%%

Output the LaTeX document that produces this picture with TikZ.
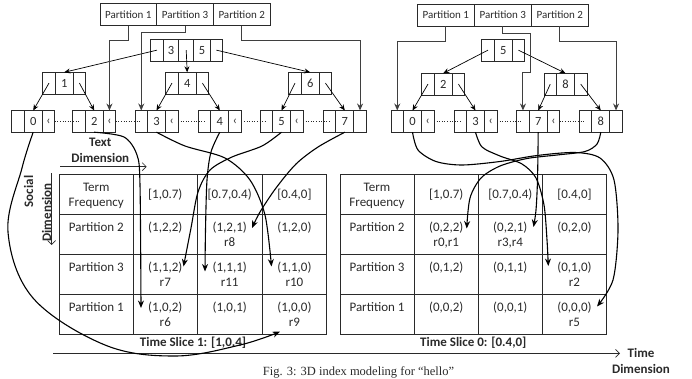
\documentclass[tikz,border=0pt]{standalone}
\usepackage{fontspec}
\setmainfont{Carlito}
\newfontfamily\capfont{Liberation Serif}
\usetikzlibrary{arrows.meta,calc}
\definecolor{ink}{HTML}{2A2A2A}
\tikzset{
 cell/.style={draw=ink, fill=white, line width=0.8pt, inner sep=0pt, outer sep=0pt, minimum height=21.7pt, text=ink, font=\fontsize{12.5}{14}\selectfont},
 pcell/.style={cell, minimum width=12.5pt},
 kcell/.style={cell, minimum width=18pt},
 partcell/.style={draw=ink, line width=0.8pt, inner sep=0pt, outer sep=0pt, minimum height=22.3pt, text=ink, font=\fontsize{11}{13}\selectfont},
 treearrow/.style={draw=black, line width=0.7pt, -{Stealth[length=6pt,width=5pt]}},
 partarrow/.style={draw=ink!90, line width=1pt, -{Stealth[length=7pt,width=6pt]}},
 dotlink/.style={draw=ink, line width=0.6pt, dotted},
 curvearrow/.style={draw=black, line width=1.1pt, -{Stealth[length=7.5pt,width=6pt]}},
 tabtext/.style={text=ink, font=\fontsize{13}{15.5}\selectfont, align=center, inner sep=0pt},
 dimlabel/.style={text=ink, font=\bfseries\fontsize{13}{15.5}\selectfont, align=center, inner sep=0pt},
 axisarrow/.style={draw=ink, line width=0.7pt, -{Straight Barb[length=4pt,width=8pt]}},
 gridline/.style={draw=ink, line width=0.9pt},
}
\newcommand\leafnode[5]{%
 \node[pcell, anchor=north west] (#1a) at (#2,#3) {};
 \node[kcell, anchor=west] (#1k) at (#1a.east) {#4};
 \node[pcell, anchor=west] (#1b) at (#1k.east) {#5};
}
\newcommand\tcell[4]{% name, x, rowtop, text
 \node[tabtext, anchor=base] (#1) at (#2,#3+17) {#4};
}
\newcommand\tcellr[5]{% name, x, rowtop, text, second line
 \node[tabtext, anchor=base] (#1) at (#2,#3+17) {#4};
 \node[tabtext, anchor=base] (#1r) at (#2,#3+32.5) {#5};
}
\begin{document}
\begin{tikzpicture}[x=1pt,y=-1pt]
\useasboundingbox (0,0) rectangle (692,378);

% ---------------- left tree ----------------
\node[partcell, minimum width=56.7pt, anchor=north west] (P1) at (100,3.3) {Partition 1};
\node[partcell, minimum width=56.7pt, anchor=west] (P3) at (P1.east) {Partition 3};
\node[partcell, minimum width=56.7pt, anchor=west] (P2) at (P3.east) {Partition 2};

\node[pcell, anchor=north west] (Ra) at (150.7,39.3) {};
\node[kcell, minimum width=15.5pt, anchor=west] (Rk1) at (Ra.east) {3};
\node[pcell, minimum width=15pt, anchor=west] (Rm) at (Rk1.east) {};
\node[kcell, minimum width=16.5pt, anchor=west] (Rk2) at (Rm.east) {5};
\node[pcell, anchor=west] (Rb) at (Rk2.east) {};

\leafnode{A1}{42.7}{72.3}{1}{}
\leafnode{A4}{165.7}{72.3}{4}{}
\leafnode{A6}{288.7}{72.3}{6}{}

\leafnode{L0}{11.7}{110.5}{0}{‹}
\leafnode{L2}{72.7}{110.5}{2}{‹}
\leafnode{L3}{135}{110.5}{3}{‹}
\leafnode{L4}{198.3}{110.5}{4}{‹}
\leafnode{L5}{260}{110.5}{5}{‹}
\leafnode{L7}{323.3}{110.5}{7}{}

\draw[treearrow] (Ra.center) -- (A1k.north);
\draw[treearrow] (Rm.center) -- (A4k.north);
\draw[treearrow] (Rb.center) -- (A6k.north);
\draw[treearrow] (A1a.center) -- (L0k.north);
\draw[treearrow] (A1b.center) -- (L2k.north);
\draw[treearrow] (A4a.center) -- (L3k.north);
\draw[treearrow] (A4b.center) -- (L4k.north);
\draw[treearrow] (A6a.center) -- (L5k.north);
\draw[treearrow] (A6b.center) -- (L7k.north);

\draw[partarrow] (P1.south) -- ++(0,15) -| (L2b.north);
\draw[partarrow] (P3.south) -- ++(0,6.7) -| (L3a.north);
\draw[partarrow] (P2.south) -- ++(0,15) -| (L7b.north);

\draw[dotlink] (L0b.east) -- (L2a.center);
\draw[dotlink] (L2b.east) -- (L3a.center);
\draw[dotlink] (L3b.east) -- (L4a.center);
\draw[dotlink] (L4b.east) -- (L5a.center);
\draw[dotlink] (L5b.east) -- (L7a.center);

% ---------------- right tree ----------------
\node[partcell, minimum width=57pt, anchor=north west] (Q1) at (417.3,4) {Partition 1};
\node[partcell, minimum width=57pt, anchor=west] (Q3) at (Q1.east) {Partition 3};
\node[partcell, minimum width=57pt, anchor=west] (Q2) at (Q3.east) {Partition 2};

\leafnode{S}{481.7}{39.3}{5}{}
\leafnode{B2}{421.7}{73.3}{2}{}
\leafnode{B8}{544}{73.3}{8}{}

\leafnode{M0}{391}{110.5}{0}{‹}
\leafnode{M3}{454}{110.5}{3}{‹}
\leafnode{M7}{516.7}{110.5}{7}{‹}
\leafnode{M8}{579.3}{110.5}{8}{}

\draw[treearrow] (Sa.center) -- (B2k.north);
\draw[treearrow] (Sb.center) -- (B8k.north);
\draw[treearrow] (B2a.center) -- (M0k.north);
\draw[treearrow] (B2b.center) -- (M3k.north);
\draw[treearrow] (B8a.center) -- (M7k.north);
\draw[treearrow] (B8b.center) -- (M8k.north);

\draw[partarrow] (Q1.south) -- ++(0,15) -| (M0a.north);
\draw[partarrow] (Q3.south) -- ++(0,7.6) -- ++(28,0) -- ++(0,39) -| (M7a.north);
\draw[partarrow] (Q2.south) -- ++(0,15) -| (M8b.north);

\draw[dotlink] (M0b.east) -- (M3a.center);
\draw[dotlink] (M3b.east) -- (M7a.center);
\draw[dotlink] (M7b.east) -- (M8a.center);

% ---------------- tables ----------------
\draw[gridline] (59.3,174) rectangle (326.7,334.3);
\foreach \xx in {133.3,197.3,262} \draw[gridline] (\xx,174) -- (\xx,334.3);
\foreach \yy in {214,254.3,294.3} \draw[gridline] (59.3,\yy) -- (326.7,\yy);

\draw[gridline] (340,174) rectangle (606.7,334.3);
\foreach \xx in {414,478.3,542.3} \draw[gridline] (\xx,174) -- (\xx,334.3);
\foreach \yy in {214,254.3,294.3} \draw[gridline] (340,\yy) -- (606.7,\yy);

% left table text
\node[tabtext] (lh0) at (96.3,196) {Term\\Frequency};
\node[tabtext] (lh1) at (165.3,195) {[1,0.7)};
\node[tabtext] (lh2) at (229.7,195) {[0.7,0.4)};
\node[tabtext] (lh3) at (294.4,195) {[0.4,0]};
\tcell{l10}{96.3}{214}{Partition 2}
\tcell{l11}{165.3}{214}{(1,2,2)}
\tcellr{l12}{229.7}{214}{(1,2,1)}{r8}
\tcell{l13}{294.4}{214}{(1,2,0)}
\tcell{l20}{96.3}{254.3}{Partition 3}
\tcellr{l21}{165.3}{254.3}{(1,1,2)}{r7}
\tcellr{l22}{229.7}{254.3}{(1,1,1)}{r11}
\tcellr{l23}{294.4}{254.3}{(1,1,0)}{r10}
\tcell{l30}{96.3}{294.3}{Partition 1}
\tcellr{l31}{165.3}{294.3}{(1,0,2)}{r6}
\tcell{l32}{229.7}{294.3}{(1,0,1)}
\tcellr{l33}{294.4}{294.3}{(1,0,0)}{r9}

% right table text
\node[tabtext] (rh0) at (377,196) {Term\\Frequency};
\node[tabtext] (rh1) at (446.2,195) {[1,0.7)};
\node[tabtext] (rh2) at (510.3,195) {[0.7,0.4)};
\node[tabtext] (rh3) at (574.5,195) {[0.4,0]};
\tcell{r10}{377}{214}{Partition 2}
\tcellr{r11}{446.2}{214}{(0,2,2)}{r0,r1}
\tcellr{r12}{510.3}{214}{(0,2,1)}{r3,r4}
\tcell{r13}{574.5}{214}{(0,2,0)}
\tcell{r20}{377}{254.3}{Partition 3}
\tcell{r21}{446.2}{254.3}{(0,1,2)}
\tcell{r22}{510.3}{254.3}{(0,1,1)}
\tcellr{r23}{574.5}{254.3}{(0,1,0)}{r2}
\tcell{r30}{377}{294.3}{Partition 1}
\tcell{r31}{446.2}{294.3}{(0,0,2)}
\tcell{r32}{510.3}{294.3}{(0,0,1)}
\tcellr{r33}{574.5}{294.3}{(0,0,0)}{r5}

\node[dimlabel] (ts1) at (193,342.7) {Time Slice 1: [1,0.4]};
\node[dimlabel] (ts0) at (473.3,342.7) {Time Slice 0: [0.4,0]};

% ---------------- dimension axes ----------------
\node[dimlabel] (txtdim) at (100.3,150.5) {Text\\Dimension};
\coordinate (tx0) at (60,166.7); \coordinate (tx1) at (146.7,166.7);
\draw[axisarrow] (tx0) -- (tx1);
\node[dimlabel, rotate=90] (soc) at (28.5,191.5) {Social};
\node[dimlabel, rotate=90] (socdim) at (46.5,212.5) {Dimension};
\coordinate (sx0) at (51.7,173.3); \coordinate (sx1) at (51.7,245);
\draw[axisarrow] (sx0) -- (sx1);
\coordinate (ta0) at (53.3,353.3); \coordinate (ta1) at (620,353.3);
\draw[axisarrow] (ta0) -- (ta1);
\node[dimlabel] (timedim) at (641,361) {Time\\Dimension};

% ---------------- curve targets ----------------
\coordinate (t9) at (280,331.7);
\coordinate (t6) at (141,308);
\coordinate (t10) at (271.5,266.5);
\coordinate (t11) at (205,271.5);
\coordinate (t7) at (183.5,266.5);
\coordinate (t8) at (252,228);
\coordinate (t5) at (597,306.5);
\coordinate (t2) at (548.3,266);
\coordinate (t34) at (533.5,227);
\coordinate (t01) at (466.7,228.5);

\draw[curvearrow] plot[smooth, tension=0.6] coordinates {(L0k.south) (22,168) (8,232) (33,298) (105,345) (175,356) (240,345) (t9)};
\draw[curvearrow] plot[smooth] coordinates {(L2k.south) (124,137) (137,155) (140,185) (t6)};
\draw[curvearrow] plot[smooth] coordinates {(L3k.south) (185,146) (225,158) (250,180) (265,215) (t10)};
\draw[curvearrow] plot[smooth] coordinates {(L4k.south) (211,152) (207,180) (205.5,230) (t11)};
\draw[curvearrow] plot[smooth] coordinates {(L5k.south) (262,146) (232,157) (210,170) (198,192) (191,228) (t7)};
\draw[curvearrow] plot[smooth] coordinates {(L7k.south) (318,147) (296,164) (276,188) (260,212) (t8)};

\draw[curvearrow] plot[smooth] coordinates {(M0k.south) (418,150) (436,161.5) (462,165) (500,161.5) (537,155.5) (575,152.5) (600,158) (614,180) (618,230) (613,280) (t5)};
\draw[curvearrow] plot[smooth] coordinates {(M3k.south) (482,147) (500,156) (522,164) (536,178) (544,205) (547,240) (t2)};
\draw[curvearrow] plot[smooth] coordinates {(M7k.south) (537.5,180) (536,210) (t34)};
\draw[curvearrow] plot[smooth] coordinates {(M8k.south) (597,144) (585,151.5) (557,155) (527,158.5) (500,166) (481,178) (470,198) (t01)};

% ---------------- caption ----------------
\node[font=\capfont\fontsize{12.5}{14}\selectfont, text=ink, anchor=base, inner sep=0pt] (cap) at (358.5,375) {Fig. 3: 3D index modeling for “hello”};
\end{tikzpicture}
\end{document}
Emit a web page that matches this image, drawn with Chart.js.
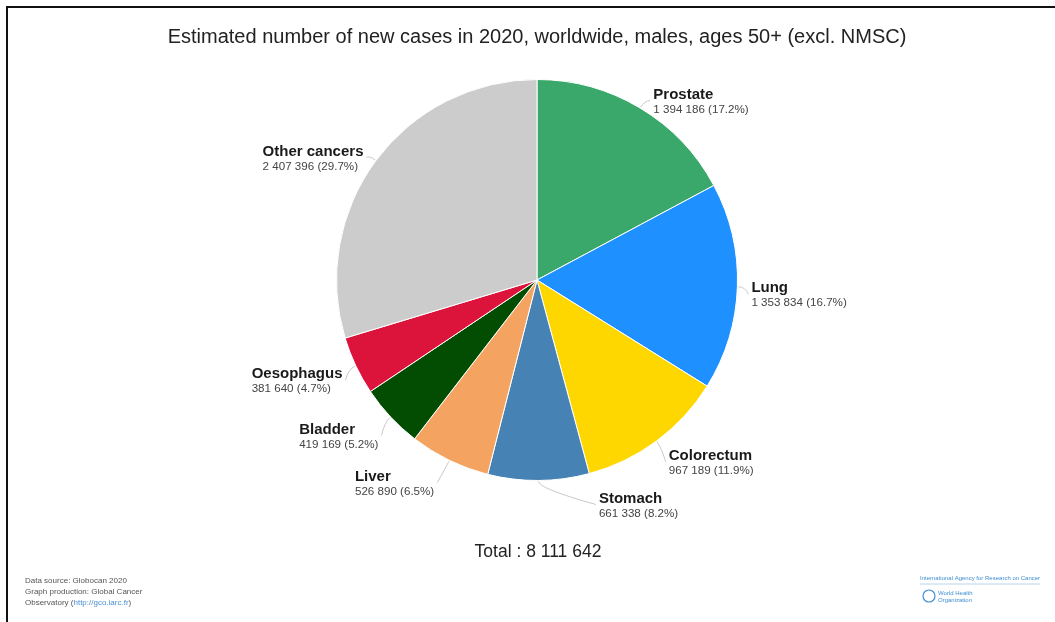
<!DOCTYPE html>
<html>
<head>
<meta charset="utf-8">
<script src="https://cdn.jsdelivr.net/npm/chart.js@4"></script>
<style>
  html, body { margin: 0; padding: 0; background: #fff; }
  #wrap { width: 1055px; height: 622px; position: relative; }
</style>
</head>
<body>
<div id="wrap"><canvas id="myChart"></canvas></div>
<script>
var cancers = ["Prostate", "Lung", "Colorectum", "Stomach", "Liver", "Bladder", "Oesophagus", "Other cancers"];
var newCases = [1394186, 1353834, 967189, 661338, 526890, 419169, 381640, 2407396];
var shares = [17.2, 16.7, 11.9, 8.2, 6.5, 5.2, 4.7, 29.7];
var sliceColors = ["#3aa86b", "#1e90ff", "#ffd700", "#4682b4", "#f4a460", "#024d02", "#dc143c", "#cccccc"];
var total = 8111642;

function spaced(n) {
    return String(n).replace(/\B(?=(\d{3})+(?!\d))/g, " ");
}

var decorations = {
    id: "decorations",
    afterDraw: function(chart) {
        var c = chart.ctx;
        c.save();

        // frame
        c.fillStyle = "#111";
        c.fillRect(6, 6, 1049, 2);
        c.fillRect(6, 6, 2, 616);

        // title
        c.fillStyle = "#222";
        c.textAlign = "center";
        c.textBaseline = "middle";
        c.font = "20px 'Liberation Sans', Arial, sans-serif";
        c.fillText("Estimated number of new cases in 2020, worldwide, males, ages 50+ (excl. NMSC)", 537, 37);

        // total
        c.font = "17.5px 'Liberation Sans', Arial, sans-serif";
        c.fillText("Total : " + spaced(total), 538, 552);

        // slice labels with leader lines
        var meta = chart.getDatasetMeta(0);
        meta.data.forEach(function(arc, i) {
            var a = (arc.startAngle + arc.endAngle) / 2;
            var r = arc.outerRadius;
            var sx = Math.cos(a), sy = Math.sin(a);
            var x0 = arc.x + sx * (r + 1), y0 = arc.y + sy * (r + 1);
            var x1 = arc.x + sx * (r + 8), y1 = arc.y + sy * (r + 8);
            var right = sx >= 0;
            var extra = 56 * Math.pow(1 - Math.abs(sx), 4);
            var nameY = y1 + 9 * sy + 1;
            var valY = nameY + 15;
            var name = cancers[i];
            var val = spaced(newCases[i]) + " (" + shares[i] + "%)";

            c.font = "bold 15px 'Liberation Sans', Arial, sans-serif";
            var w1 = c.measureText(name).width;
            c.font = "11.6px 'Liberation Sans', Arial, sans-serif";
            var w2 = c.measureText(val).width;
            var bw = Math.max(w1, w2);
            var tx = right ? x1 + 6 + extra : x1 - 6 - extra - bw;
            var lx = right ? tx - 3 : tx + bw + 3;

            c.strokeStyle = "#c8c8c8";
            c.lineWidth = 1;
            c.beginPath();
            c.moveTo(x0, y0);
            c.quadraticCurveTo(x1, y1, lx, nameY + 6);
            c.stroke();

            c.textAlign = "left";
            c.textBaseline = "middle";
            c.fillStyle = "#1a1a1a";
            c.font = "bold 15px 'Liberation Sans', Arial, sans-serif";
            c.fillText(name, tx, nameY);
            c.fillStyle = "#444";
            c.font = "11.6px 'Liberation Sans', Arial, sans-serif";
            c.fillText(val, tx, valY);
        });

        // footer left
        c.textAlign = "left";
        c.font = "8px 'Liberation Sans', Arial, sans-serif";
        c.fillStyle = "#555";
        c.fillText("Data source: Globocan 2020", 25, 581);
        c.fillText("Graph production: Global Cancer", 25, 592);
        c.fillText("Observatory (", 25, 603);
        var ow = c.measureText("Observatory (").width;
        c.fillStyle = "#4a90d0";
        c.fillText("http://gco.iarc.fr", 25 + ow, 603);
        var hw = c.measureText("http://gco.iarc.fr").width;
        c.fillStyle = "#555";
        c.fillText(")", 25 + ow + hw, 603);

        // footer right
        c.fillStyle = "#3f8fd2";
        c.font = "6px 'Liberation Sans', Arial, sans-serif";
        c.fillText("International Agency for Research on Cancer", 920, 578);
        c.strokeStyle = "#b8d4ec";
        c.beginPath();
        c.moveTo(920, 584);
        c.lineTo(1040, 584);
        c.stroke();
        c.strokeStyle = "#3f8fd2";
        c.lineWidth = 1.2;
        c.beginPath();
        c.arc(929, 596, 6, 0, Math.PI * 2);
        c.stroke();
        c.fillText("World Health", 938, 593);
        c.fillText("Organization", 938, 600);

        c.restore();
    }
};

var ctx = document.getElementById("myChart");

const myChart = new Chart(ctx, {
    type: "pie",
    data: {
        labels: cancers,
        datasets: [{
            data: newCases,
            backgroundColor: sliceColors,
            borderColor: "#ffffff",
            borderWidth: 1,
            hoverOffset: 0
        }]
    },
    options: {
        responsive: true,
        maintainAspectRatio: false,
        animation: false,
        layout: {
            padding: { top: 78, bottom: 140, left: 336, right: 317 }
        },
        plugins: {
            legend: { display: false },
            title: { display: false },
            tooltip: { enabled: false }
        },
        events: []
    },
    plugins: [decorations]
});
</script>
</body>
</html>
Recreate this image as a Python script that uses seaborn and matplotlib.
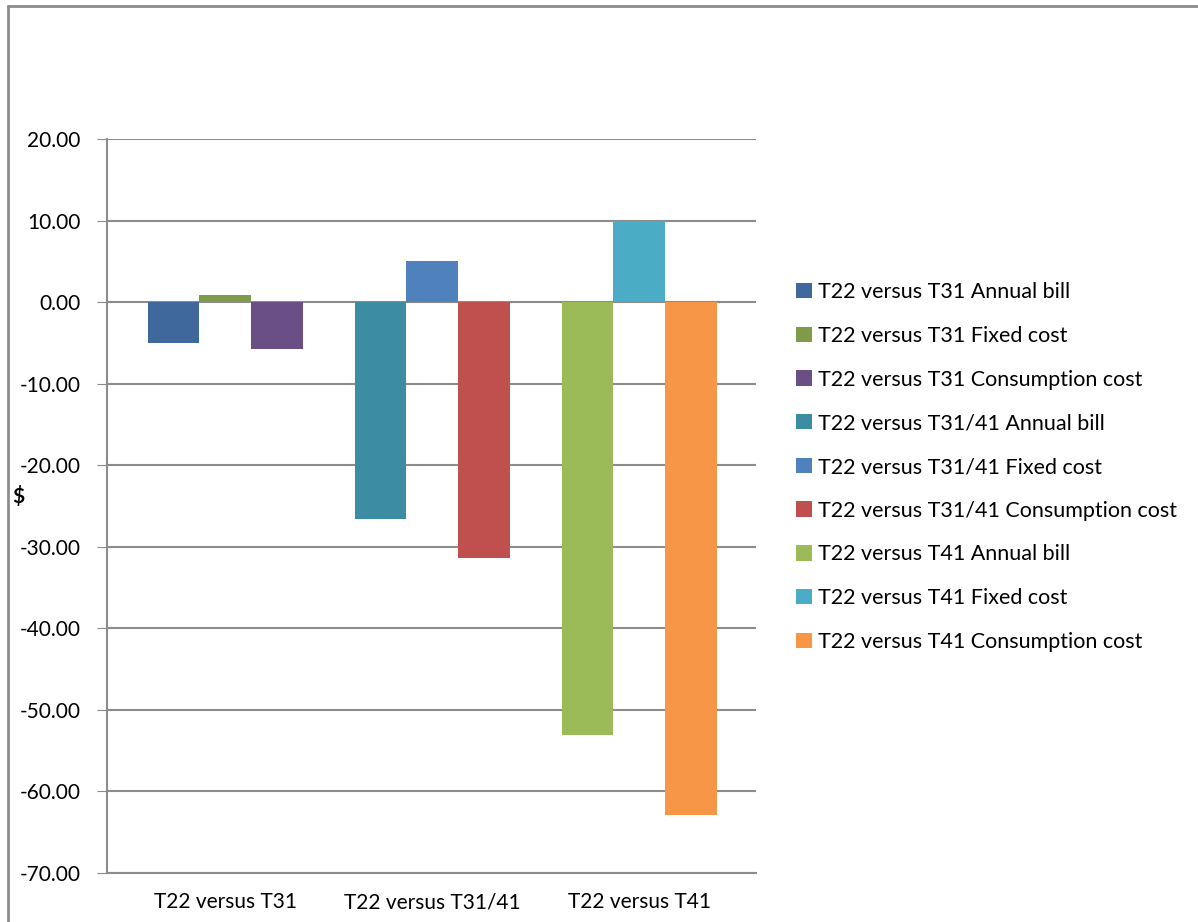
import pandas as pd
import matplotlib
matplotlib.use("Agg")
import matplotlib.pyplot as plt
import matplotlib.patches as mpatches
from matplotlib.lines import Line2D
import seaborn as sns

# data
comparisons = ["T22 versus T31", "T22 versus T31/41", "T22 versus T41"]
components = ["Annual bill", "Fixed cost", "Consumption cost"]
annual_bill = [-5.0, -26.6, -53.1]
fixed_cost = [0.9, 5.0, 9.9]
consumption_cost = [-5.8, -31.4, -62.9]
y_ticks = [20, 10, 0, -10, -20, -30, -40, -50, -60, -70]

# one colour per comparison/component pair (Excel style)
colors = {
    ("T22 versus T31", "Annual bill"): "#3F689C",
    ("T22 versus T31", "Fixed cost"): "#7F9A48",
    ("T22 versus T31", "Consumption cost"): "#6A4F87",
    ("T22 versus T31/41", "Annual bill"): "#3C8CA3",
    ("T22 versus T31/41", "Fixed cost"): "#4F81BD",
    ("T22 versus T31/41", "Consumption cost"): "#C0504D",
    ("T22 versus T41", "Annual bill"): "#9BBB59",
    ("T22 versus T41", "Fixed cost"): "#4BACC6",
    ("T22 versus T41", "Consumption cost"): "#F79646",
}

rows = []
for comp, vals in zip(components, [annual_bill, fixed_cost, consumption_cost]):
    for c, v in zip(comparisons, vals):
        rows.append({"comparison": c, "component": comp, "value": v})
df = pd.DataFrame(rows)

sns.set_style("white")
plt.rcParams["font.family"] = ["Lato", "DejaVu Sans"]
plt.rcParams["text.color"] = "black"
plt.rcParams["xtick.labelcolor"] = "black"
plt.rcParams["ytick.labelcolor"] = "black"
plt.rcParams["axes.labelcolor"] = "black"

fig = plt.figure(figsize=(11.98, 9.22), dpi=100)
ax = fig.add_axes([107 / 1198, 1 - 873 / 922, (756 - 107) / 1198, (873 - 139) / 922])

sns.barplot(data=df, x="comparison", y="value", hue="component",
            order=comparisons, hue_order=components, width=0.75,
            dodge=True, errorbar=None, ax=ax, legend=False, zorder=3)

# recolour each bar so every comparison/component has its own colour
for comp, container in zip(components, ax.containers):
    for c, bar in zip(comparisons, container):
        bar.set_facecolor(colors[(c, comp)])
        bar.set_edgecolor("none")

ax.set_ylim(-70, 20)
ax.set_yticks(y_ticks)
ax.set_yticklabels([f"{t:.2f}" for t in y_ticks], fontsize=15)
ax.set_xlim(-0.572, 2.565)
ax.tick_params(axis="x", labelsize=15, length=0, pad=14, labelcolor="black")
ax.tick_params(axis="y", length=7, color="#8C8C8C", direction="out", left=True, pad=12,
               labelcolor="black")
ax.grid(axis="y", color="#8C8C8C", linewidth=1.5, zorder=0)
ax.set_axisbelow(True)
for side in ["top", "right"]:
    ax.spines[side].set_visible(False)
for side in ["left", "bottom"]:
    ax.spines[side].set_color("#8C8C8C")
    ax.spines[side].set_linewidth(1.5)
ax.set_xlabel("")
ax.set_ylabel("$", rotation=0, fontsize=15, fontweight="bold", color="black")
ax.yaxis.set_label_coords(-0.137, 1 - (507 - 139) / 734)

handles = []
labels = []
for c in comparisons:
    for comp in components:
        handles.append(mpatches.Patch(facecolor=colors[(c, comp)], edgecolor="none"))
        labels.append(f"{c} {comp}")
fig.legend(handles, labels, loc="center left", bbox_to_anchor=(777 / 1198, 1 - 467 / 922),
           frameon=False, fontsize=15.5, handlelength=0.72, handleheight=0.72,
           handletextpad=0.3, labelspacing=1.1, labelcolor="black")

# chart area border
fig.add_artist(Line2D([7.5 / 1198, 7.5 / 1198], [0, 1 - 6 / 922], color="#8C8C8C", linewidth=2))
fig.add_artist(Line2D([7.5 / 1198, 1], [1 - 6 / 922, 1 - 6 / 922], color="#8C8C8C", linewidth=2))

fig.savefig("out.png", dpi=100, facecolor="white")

%%

◆ **INSTRUCTION**: Leave the pictures out and copy exactly the lines from the one with "Recreate this image" through the one with "df = pd.DataFrame(rows)", nothing more.

◆ **OUTPUT OF THE EXERCISE**:
Recreate this image as a Python script that uses seaborn and matplotlib.
import pandas as pd
import matplotlib
matplotlib.use("Agg")
import matplotlib.pyplot as plt
import matplotlib.patches as mpatches
from matplotlib.lines import Line2D
import seaborn as sns

# data
comparisons = ["T22 versus T31", "T22 versus T31/41", "T22 versus T41"]
components = ["Annual bill", "Fixed cost", "Consumption cost"]
annual_bill = [-5.0, -26.6, -53.1]
fixed_cost = [0.9, 5.0, 9.9]
consumption_cost = [-5.8, -31.4, -62.9]
y_ticks = [20, 10, 0, -10, -20, -30, -40, -50, -60, -70]

# one colour per comparison/component pair (Excel style)
colors = {
    ("T22 versus T31", "Annual bill"): "#3F689C",
    ("T22 versus T31", "Fixed cost"): "#7F9A48",
    ("T22 versus T31", "Consumption cost"): "#6A4F87",
    ("T22 versus T31/41", "Annual bill"): "#3C8CA3",
    ("T22 versus T31/41", "Fixed cost"): "#4F81BD",
    ("T22 versus T31/41", "Consumption cost"): "#C0504D",
    ("T22 versus T41", "Annual bill"): "#9BBB59",
    ("T22 versus T41", "Fixed cost"): "#4BACC6",
    ("T22 versus T41", "Consumption cost"): "#F79646",
}

rows = []
for comp, vals in zip(components, [annual_bill, fixed_cost, consumption_cost]):
    for c, v in zip(comparisons, vals):
        rows.append({"comparison": c, "component": comp, "value": v})
df = pd.DataFrame(rows)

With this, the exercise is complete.